Für den Menschenrechtler und Anwalt Sezgin Tanrikulu sind solche Exzesse ein Beweis dafür, dass ein Wandel in den Köpfen der Bürokraten vordringlicher ist als neue Gesetze oder die ebenfalls geplante neue Verfassung. „Es muss einen Mentalitätswandel geben“, sagte Tanrikulu vorige Woche bei einer Konferenz der europäischen Grünen in Istanbul. „Sonst kann man die beste Verfassung schreiben, und es wird sich trotzdem nichts ändern.“

Aus der neuen Verfassung wird ohnehin erst einmal nichts, weil die Parteien keinen Konsens finden konnten. Derzeit ist das Ankaraner Parlament damit beschäftigt, rund 200 Begleitgesetze für die im September per Volksabstimmung beschlossenen 26 Verfassungsänderungen durchzuackern. Die EU sieht in der Verfassungsreform einen Schritt in die richtige Richtung und lobt die Einschränkung der politischen Macht der Militärs. Verbesserungen mahnt die Brüsseler EU-Kommission aber bei den Gewerkschafts- und Frauenrechten an. Die rechtlichen Probleme der Christen in der Türkei sind ebenfalls Anlass für Kritik aus Europa.

Solche Demokratiedefizite mögen den EU-Prozess in der Türkei stören – doch sie sind nichts im Vergleich zu der akuten Gefahr, die von einem außenpolitischen Konflikt ausgeht. Der Streit um Zypern könnte die türkischen EU-Gespräche bald vollständig zum Erliegen bringen. Acht von 35 Verhandlungskapiteln (Themenfeldern), die von der Türkei bewältigt werden müssen, wurden von der EU wegen des Zypernkonflikts gesperrt. Zusätzliche Kapitel werden von der Republik Zypern und Frankreich blockiert. 13 Kapitel hat die Türkei seit 2005 eröffnet, so dass nur noch drei Kapitel frei sind. Den Verhandlungen droht der Infarkt.
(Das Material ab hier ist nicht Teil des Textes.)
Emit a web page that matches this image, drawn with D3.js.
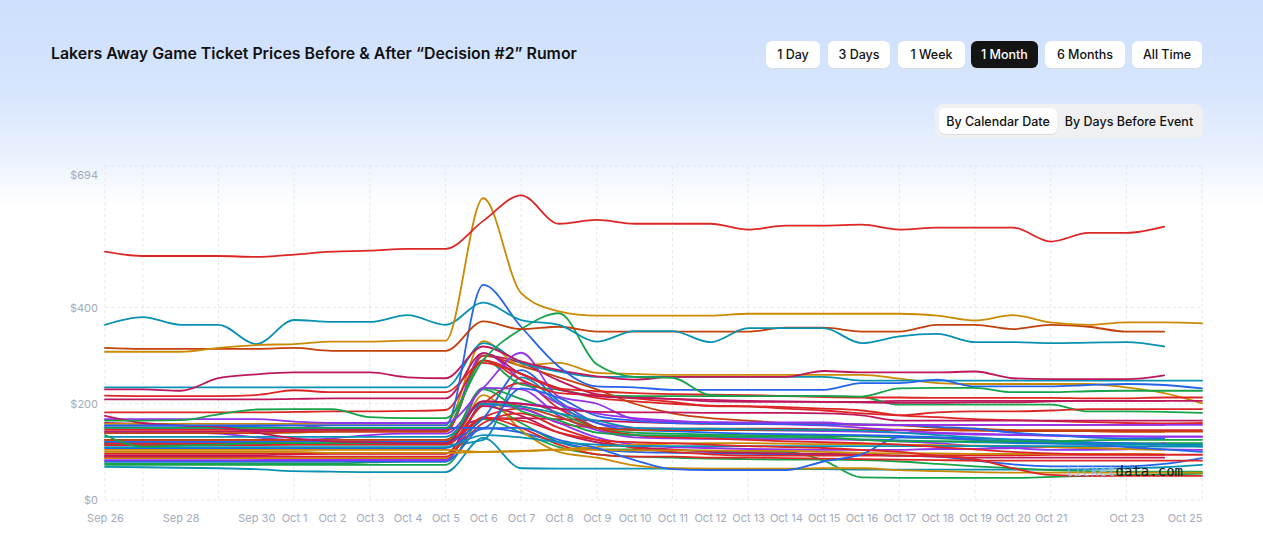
<!DOCTYPE html>
<html><head><meta charset="utf-8">
<script src="https://cdn.jsdelivr.net/npm/d3@7"></script>
<style>
html,body{margin:0;padding:0;width:1263px;height:547px;overflow:hidden;background:#fff;}
svg{display:block;font-family:Inter,"Noto Sans",sans-serif;}
</style></head><body>
<svg id="chart" width="1263" height="547"></svg>
<script>
const dates = ["Sep 26","Sep 27","Sep 28","Sep 29","Sep 30","Oct 1","Oct 2","Oct 3","Oct 4","Oct 5","Oct 6","Oct 7","Oct 8","Oct 9","Oct 10","Oct 11","Oct 12","Oct 13","Oct 14","Oct 15","Oct 16","Oct 17","Oct 18","Oct 19","Oct 20","Oct 21","Oct 22","Oct 23","Oct 24","Oct 25"];
const tickLabels = ["Sep 26","Sep 28","Sep 30","Oct 1","Oct 2","Oct 3","Oct 4","Oct 5","Oct 6","Oct 7","Oct 8","Oct 9","Oct 10","Oct 11","Oct 12","Oct 13","Oct 14","Oct 15","Oct 16","Oct 17","Oct 18","Oct 19","Oct 20","Oct 21","Oct 23","Oct 25"];
const gridDates = ["Sep 26","Sep 27","Sep 29","Oct 1","Oct 3","Oct 5","Oct 7","Oct 9","Oct 11","Oct 13","Oct 15","Oct 17","Oct 19","Oct 21","Oct 23","Oct 25"];
const yTicks = [0,200,400,694];
const yMax = 694;
const rangeButtons = ["1 Day","3 Days","1 Week","1 Month","6 Months","All Time"];
const activeRange = "1 Month";
const viewButtons = ["By Calendar Date","By Days Before Event"];
const title = "Lakers Away Game Ticket Prices Before & After \u201cDecision #2\u201d Rumor";

const palette = {red:"#dc2626",gold:"#ca8a04",teal:"#0891b2",orange:"#c2410c",green:"#16a34a",blue:"#2563eb",crimson:"#be185d",purple:"#9333ea"};

const s01 = [516,507,507,507,505,510,516,518,522,522,580,633,574,582,574,574,574,562,570,570,572,562,566,566,566,537,555,555,568,null];
const s02 = [308,308,308,316,322,324,329,329,331,331,627,430,392,383,383,383,383,387,387,387,387,387,383,373,384,369,364,369,369,367];
const s03 = [364,380,364,364,324,374,370,370,384,364,410,374,364,329,351,351,328,357,357,357,326,340,345,328,328,326,327,328,319,null];
const s04 = [316,314,314,314,314,316,310,310,310,310,371,355,360,350,350,350,350,350,358,358,350,350,364,364,355,364,360,350,350,null];
const s05 = [165,165,166,178,188,189,189,172,170,170,291,355,388,282,256,254,218,216,216,216,215,232,233,233,224,224,226,227,227,227];
const s06 = [155,155,155,155,155,155,155,155,155,155,447,360,277,236,234,229,229,229,229,229,243,243,250,236,236,236,239,241,239,232];
const s07 = [230,230,227,253,261,265,265,265,255,253,319,288,270,257,250,256,256,256,256,268,265,265,265,267,253,251,251,251,259,null];
const s08 = [234,234,234,234,234,234,234,234,234,234,326,285,267,256,256,256,256,256,256,256,248,248,248,248,248,248,248,248,248,248];
const s09 = [217,216,216,216,218,228,224,224,224,224,285,262,232,226,222,220,219,218,216,214,213,213,212,212,212,212,211,211,213,213];
const s10 = [209,209,209,209,209,210,211,211,211,211,305,262,230,216,212,210,208,206,205,204,203,202,202,203,203,205,206,206,206,206];
const s11 = [182,182,182,182,182,183,184,184,185,187,290,250,222,218,211,204,195,194,190,186,180,176,182,184,184,186,189,189,189,189];
const s12 = [175,160,155,152,140,128,122,120,118,118,205,200,190,183,182,182,181,181,181,180,176,165,165,165,165,165,165,165,165,165];
const s13 = [168,168,168,168,168,163,160,160,160,160,233,306,215,200,168,163,162,161,161,161,156,156,156,156,156,156,156,156,156,156];
const s14 = [150,150,150,150,150,150,150,150,150,150,290,240,229,217,216,216,216,216,216,216,214,198,198,198,198,198,184,184,183,181];
const s15 = [158,158,158,158,158,158,158,158,158,158,330,280,285,264,262,260,260,260,260,260,260,252,243,241,241,241,241,234,222,201];
const s16 = [154,154,154,154,152,150,150,150,150,150,150,232,212,175,165,160,159,158,158,157,157,156,152,148,140,135,130,128,128,null];
const s17 = [150,150,150,150,155,155,150,150,148,148,305,250,200,180,170,165,160,158,157,155,150,145,140,138,136,134,133,132,132,132];
const s18 = [139,139,139,139,139,140,142,142,142,142,300,278,255,230,200,180,170,165,160,158,156,155,150,148,145,144,143,142,142,null];
const s19 = [135,111,113,115,118,118,118,118,118,118,230,185,165,140,135,134,133,132,131,130,125,122,122,122,122,122,124,125,125,125];
const s20 = [131,131,131,131,131,131,131,131,131,131,200,194,180,165,150,148,148,147,146,146,144,140,135,130,125,120,117,116,115,111];
const s21 = [125,125,125,125,125,125,125,125,125,125,205,195,172,150,145,145,145,145,145,145,145,145,145,144,143,143,143,142,142,142];
const s22 = [121,121,121,121,121,122,122,122,122,122,170,270,205,160,145,143,140,138,137,136,135,133,130,125,120,118,115,110,105,100];
const s23 = [118,118,118,118,118,117,116,116,116,116,200,243,190,150,135,130,128,125,122,120,118,115,110,105,100,97,95,95,94,94];
const s24 = [114,114,114,114,114,115,115,115,115,115,170,165,140,125,120,118,115,112,110,108,104,100,92,85,66,52,50,50,50,50];
const s25 = [110,110,110,110,110,110,110,110,110,110,135,130,120,115,112,112,112,112,112,112,112,112,112,112,112,112,112,112,111,111];
const s26 = [108,108,108,108,108,108,108,108,108,108,148,150,125,108,83,64,62,62,62,80,95,130,130,128,126,124,120,118,115,112];
const s27 = [104,104,104,104,104,104,104,104,104,104,100,101,105,110,115,117,118,118,117,116,116,115,114,113,112,110,108,106,104,null];
const s28 = [100,100,100,100,100,100,98,98,98,98,100,102,104,104,103,103,103,102,102,100,98,97,97,96,96,96,96,96,95,null];
const s29 = [97,97,97,97,97,97,97,97,97,97,160,180,150,125,108,100,95,92,92,92,92,92,93,93,93,94,94,94,94,null];
const s30 = [93,93,93,93,93,95,96,96,96,96,195,175,140,120,110,105,100,98,97,96,95,92,90,88,88,88,88,88,88,null];
const s31 = [90,90,90,90,90,90,90,90,90,90,172,150,115,95,90,90,88,88,87,86,85,84,83,82,82,82,82,82,82,82];
const s32 = [87,87,87,87,87,87,87,87,87,87,218,145,100,88,72,66,65,65,65,66,66,62,60,58,57,57,57,57,57,57];
const s33 = [83,83,83,83,83,83,83,83,83,83,198,190,160,130,115,110,108,106,105,104,104,104,106,106,108,110,108,106,105,104];
const s34 = [80,80,80,80,80,80,80,80,80,80,150,140,120,105,100,98,97,96,95,94,94,92,90,82,74,70,70,70,75,87];
const s35 = [76,76,76,76,76,76,76,78,80,80,200,160,120,105,105,104,102,100,100,82,47,46,46,46,46,48,50,52,53,55];
const s36 = [73,73,73,73,73,73,73,73,73,73,168,140,110,95,90,88,86,85,84,84,83,80,75,70,66,62,60,59,59,59];
const s37 = [69,68,67,66,64,60,59,58,58,58,129,66,65,65,65,65,64,64,64,64,63,63,63,63,63,63,64,66,68,73];
const s38 = [88,88,88,88,86,84,84,84,84,84,233,230,175,145,130,128,127,127,126,126,125,122,118,112,108,104,104,105,118,null];
const s39 = [125,125,125,125,125,124,122,122,122,122,172,190,160,150,148,148,148,148,148,147,146,146,145,145,145,145,145,145,145,145];
const s40 = [115,115,115,115,115,115,115,115,115,115,125,255,200,150,135,133,131,130,128,127,126,124,122,120,118,117,116,115,115,115];
const s41 = [140,140,140,138,130,125,128,135,138,138,205,200,190,160,150,148,146,145,144,143,142,140,138,136,135,134,133,132,131,131];
const s42 = [118,118,118,118,118,118,118,118,118,118,233,210,180,150,140,138,136,135,134,133,132,130,128,125,122,120,119,118,118,118];
const s43 = [160,158,155,150,146,146,146,146,146,146,168,170,168,165,162,160,158,158,158,158,157,156,156,156,156,156,156,156,156,null];
const s44 = [146,146,146,146,146,146,146,146,146,146,290,262,232,212,205,200,196,195,193,190,186,176,172,168,166,164,162,160,159,160];
const s45 = [142,142,142,142,142,142,142,142,142,142,300,285,248,220,214,210,205,204,204,204,204,206,206,206,206,206,206,206,206,null];

const seriesList = [
  [s45,"crimson"],[s44,"red"],[s43,"crimson"],[s42,"green"],[s41,"purple"],[s40,"teal"],[s39,"red"],[s38,"purple"],
  [s37,"teal"],[s36,"green"],[s35,"green"],[s34,"blue"],[s33,"purple"],[s32,"gold"],[s31,"red"],[s30,"crimson"],
  [s29,"red"],[s28,"gold"],[s27,"gold"],[s26,"blue"],[s25,"teal"],[s24,"red"],[s23,"red"],[s22,"blue"],
  [s21,"orange"],[s20,"teal"],[s19,"green"],[s18,"orange"],[s17,"purple"],[s16,"blue"],[s15,"gold"],[s14,"green"],
  [s13,"purple"],[s12,"crimson"],[s11,"red"],[s10,"crimson"],[s09,"red"],[s08,"teal"],[s07,"crimson"],[s06,"blue"],
  [s05,"green"],[s04,"orange"],[s03,"teal"],[s02,"gold"],[s01,"red"]
];

const W = 1263, H = 547;
const svg = d3.select("#chart");
const defs = svg.append("defs");
const grad = defs.append("linearGradient").attr("id","bg").attr("x1",0).attr("y1",0).attr("x2",0).attr("y2",1);
grad.append("stop").attr("offset","0%").attr("stop-color","#cddffc");
grad.append("stop").attr("offset","18%").attr("stop-color","#d8e6fd");
grad.append("stop").attr("offset","28%").attr("stop-color","#e9f1fe");
grad.append("stop").attr("offset","38%").attr("stop-color","#ffffff");
svg.append("rect").attr("width",W).attr("height",H).attr("fill","url(#bg)");

const x = d3.scalePoint().domain(dates).range([105, 1202]);
const y = d3.scaleLinear().domain([0, yMax]).range([500, 166]);

// grid
const grid = svg.append("g");
grid.selectAll("line.v").data(gridDates).join("line")
  .attr("x1", d => x(d)).attr("x2", d => x(d)).attr("y1", y(yMax)).attr("y2", y(0))
  .attr("stroke","#e3e6ec").attr("stroke-dasharray","3,3").attr("stroke-width",1);
grid.selectAll("line.h").data(yTicks).join("line")
  .attr("x1", 105).attr("x2", 1202).attr("y1", d => y(d)).attr("y2", d => y(d))
  .attr("stroke","#e3e6ec").attr("stroke-dasharray","3,3").attr("stroke-width",1);

// y labels
const yAxis = d3.axisLeft(y).tickValues(yTicks).tickSize(0).tickFormat(d => "$" + d);
const ya = svg.append("g").attr("transform","translate(98,0)").call(yAxis);
ya.select(".domain").remove();
ya.selectAll("text").attr("fill","#a3abb9").attr("font-size","11px").attr("font-family","Inter,sans-serif")
  .attr("dy", d => d === yMax ? "1.1em" : "0.32em").attr("x",0);

// x labels
const xAxis = d3.axisBottom(x).tickValues(tickLabels).tickSize(0);
const xa = svg.append("g").attr("transform","translate(0,511)").call(xAxis);
xa.select(".domain").remove();
xa.selectAll("text").attr("fill","#a3abb9").attr("font-size","11px").attr("font-family","Inter,sans-serif")
  .attr("text-anchor", d => d === "Oct 25" ? "end" : "middle");

// lines
const line = d3.line().defined(d => d != null).x((d,i) => x(dates[i])).y(d => y(d)).curve(d3.curveMonotoneX);
svg.append("g").selectAll("path").data(seriesList).join("path")
  .attr("d", d => line(d[0])).attr("fill","none").attr("stroke", d => palette[d[1]])
  .attr("stroke-width",1.8).attr("stroke-linejoin","round").attr("stroke-linecap","round");

// watermark
const wm = svg.append("text").attr("x",1065).attr("y",476).attr("font-family","'DejaVu Sans Mono',monospace").attr("font-size","14px");
wm.append("tspan").attr("fill","#8fb3f4").attr("fill-opacity",0.9).text("ticket");
wm.append("tspan").attr("fill","#111").text("data.com");

// title
const t = svg.append("text").attr("x",51).attr("y",59).attr("font-size","15px").attr("font-weight",600).attr("fill","#111").text(title);
const tl = t.node().getComputedTextLength();
if (tl > 0) t.attr("font-size", (15 * 526 / tl).toFixed(2) + "px");

// range buttons
const btnX = [766,828,898,971,1045,1132];
const btnW = [54,62,67,67,80,70];
const bg = svg.append("g");
rangeButtons.forEach((b,i) => {
  const g = bg.append("g").attr("transform",`translate(${btnX[i]},41)`);
  const act = b === activeRange;
  g.append("rect").attr("y",1).attr("width",btnW[i]).attr("height",27).attr("rx",6).attr("fill","#d7dbe2");
  g.append("rect").attr("width",btnW[i]).attr("height",27).attr("rx",6).attr("fill", act ? "#141414" : "#ffffff");
  g.append("text").attr("x",btnW[i]/2).attr("y",18).attr("text-anchor","middle").attr("font-size","12.5px")
    .attr("font-weight",500).attr("fill", act ? "#fff" : "#111").text(b);
});

// view toggle
const vg = svg.append("g");
vg.append("rect").attr("x",935).attr("y",104).attr("width",268).attr("height",34).attr("rx",8).attr("fill","#eff0f2");
vg.append("rect").attr("x",939).attr("y",109).attr("width",118).attr("height",26).attr("rx",6).attr("fill","#d9dce1");
vg.append("rect").attr("x",939).attr("y",108).attr("width",118).attr("height",26).attr("rx",6).attr("fill","#ffffff");
vg.append("text").attr("x",998).attr("y",126).attr("text-anchor","middle").attr("font-size","12.5px").attr("font-weight",500).attr("fill","#111").text(viewButtons[0]);
vg.append("text").attr("x",1129).attr("y",126).attr("text-anchor","middle").attr("font-size","12.5px").attr("font-weight",500).attr("fill","#111").text(viewButtons[1]);
</script>
</body></html>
Deshalb bemühen sich Türken und EU-Vertreter hinter den Kulissen um eine Kompromissformel. Die Gespräche drehen sich um die Forderung der EU, die Türkei solle ihre Häfen für Schiffe aus der zur EU gehörenden griechischen Republik Zypern öffnen. Ankara verlangt, zuerst müsse die EU ihr Versprechen einlösen, direkte Handelsverbindungen mit dem türkischen Teil Zyperns einzurichten. Sobald dieser sogenannte Direkthandel zumindest in Ansätzen verwirklicht ist, will die Türkei ihre Häfen öffnen, was wiederum acht Verhandlungskapitel freimachen würde. Bisher wird der Direkthandel innerhalb der EU jedoch von den griechischen Zyprern blockiert.

In Ankara wächst zudem die Verärgerung über den offenen Widerstand einiger EU-Staaten wie Frankreich gegen die türkische Bewerbung. Die EU verhandelt mit der Türkei über einen Beitritt, ist aber in der Frage einer türkischen Mitgliedschaft tief gespalten.

Erdogan hat die Europäer mehrmals aufgefordert, geradeheraus zu sagen, ob Ankara nun als Mitglied erwünscht sei oder nicht. Ein europäischer Spitzenpolitiker gewann kürzlich bei Gesprächen mit der türkischen Führung den Eindruck, dass sich Ankara die Hinhaltetaktik der EU nicht mehr lange mitansehen will. Irgendwann nach den Wahlen im kommenden Jahr werde die Türkei möglicherweise entscheiden, ob die Fortsetzung der EU-Beitrittsverhandlungen überhaupt noch einen Sinn habe.

Manche Politiker in Europa befürchten, dass sich die Türkei, die ihre Beziehungen zu Ländern wie Syrien und dem Iran beträchtlich verbessert hat, vom Westen abwenden könnte. Außenminister Ahmet Davutoglu weist dies strikt zurück. „Unsere wichtigste Option ist die Europäische Union“, sagte er vorige Woche in Istanbul. „Alles andere sind Ergänzungen.“ Allerdings versah Davutoglu sein Bekenntnis zur EU-Perspektive mit einem Zusatz: Die Türkei könne nicht ewig auf Europa warten.